The opposition is deeply skeptical that Assad will live up to his commitment to a truce and accuses him of trying to manipulate it to buy more time to continue his military crackdown on the revolt.
The truce is the keystone of a plan put forward by Annan in his role as joint U.N.-Arab League envoy in an effort to end bloodshed that the U.N. says has claimed more than 9,000 lives since March 2011.
Annan's plan requires regime forces to withdraw from towns and cities, followed by a withdrawal by rebel fighters. Then all sides are supposed to hold talks on a political solution.
Mohammed Abu Nasr, an activist in Hraytan, said the town of about 50,000 was subjected to intense shelling by tanks and helicopters since 5 a.m. local time.

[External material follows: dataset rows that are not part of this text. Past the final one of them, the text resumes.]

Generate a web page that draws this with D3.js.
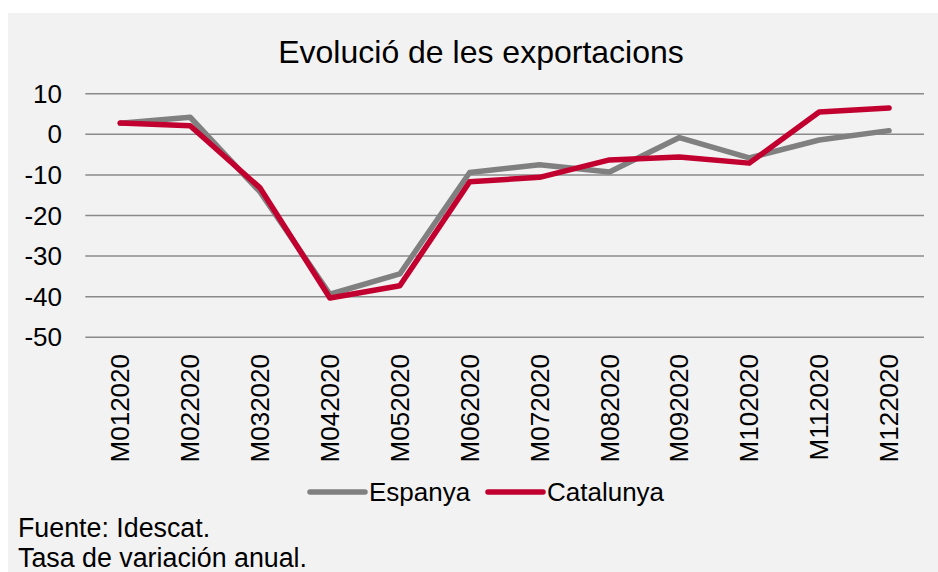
<!DOCTYPE html>
<html>
<head>
<meta charset="utf-8">
<script src="https://cdn.jsdelivr.net/npm/d3@7"></script>
<style>
  body { margin: 0; background: #fff; }
  svg { display: block; font-family: "Liberation Sans", Arial, sans-serif; }
</style>
</head>
<body>
<div id="chart"></div>
<script>
var months = ["M012020", "M022020", "M032020", "M042020", "M052020", "M062020",
              "M072020", "M082020", "M092020", "M102020", "M112020", "M122020"];
var espanya = [2.7, 4.2, -14.2, -39.4, -34.4, -9.4, -7.5, -9.3, -0.8, -5.8, -1.4, 0.9];
var catalunya = [2.8, 2.1, -13.2, -40.3, -37.3, -11.7, -10.6, -6.3, -5.6, -7.1, 5.5, 6.5];
var yTicks = [10, 0, -10, -20, -30, -40, -50];

var width = 938, height = 572;
var svg = d3.select("#chart").append("svg")
    .attr("width", width)
    .attr("height", height);

// panel background
svg.append("rect")
    .attr("x", 8).attr("y", 13)
    .attr("width", width - 8).attr("height", height - 13)
    .attr("fill", "#f2f2f2");

svg.append("text")
    .attr("x", 481).attr("y", 63)
    .attr("text-anchor", "middle")
    .attr("font-size", 32)
    .attr("fill", "#000")
    .text("Evolució de les exportacions");

var x = d3.scaleBand().domain(months).range([85.3, 924]);
var y = d3.scaleLinear().domain([-50, 10]).range([337.3, 93.7]);

// gridlines
svg.append("g")
    .selectAll("line")
    .data(yTicks)
    .enter().append("line")
    .attr("x1", 85.3).attr("x2", 924)
    .attr("y1", d => y(d)).attr("y2", d => y(d))
    .attr("stroke", "#8a8a8a")
    .attr("stroke-width", 1.5);

// y labels
svg.append("g")
    .selectAll("text")
    .data(yTicks)
    .enter().append("text")
    .attr("x", 62)
    .attr("y", d => y(d))
    .attr("dy", "0.35em")
    .attr("text-anchor", "end")
    .attr("font-size", 26)
    .text(d => d);

// x labels
svg.append("g")
    .selectAll("text")
    .data(months)
    .enter().append("text")
    .attr("transform", d => "translate(" + (x(d) + x.bandwidth() / 2) + ",354) rotate(-90)")
    .attr("dy", "0.35em")
    .attr("text-anchor", "end")
    .attr("font-size", 26)
    .text(d => d);

var line = d3.line()
    .x((d, i) => x(months[i]) + x.bandwidth() / 2)
    .y(d => y(d));

var series = [
    { name: "Espanya", values: espanya, color: "#808080" },
    { name: "Catalunya", values: catalunya, color: "#c2002f" }
];

series.forEach(function (s) {
    svg.append("path")
        .datum(s.values)
        .attr("d", line)
        .attr("fill", "none")
        .attr("stroke", s.color)
        .attr("stroke-width", 5.5)
        .attr("stroke-linejoin", "round")
        .attr("stroke-linecap", "round");
});

// legend
var legendX = [310, 488];
var legend = svg.append("g")
    .selectAll("g")
    .data(series)
    .enter().append("g")
    .attr("transform", (d, i) => "translate(" + legendX[i] + ",492)");
legend.append("line")
    .attr("x1", 0).attr("x2", 55)
    .attr("stroke", d => d.color)
    .attr("stroke-width", 5.5)
    .attr("stroke-linecap", "round");
legend.append("text")
    .attr("x", 59)
    .attr("dy", "0.35em")
    .attr("font-size", 26)
    .text(d => d.name);

// footer
svg.append("text")
    .attr("x", 18).attr("y", 537)
    .attr("font-size", 26.8)
    .text("Fuente: Idescat.");
svg.append("text")
    .attr("x", 18).attr("y", 567)
    .attr("font-size", 26.8)
    .text("Tasa de variación anual.");
</script>
</body>
</html>
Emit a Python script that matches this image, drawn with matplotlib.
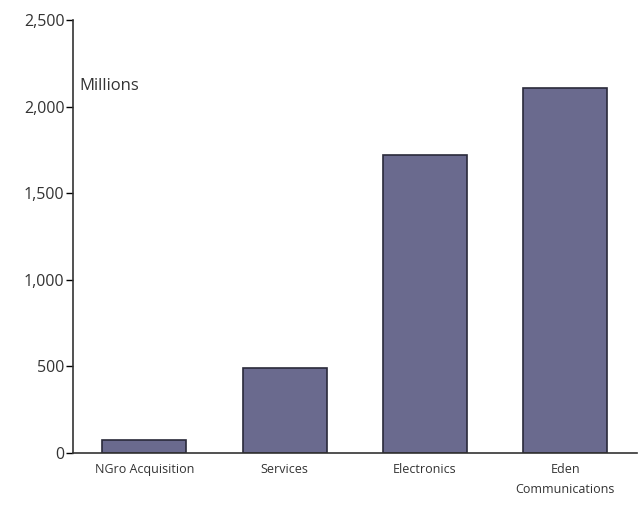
import matplotlib.pyplot as plt
from matplotlib.ticker import FuncFormatter

# Revenue by business unit, in millions
units = ["NGro Acquisition", "Services", "Electronics", "Eden\nCommunications"]
revenue = [75, 490, 1720, 2110]
y_ticks = [0, 500, 1000, 1500, 2000, 2500]

plt.rcParams['font.family'] = ['Open Sans', 'DejaVu Sans']

fig = plt.figure(figsize=(6.44, 5.12), dpi=100)
ax = fig.add_axes([0.113, 0.115, 0.876, 0.846])

ax.bar(range(len(units)), revenue, width=0.6, color="#6a6a8e",
       edgecolor="#2a2a3a", linewidth=1.2)

ax.set_xlim(-0.51, len(units) - 0.49)
ax.set_ylim(0, 2500)
ax.set_yticks(y_ticks)
ax.yaxis.set_major_formatter(FuncFormatter(lambda v, p: f"{int(v):,}"))
ax.set_xticks(range(len(units)))
ax.set_xticklabels(units, fontsize=9, color="#333333", linespacing=1.7)
ax.tick_params(axis="x", length=0, pad=7)
ax.tick_params(axis="y", length=5, width=1, labelsize=11.5, labelcolor="#333333", pad=1)

for side in ["top", "right"]:
    ax.spines[side].set_visible(False)
for side in ["left", "bottom"]:
    ax.spines[side].set_linewidth(1.2)
    ax.spines[side].set_color("#333333")

ax.text(0.012, 0.848, "Millions", transform=ax.transAxes, fontsize=12,
        color="#333333", ha="left", va="center")

plt.savefig("out.png", dpi=100)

He added that a ground offensive began three hours later and hundreds of troops were pushing their way into the town.
"There are wounded people in the streets that we cannot reach because of the shelling," Abu Nasr said by telephone.
Hraytan is just north of Aleppo, a city that has been relatively quiet since Syria's uprising began in March 2011. Although the city has been quiet, towns and villages in the province have witnessed in the past anti-government protests as well as defections among the army.
An amateur video posted online by activists showed smoke billowing from several areas in Anadan.
The Observatory later reported that troops were trying to push through Anadan adding that defectors have been so far able to damage three army vehicles and killed and wound soldiers.
As the fighting raged in the north, more Syrians fled to neighbouring Turkey where the country's disaster management agency said more than 1,600 refugees arrived on Wednesday and Thursday. That pushes the total number of Syrians who fled to Turkey to nearly 22,000.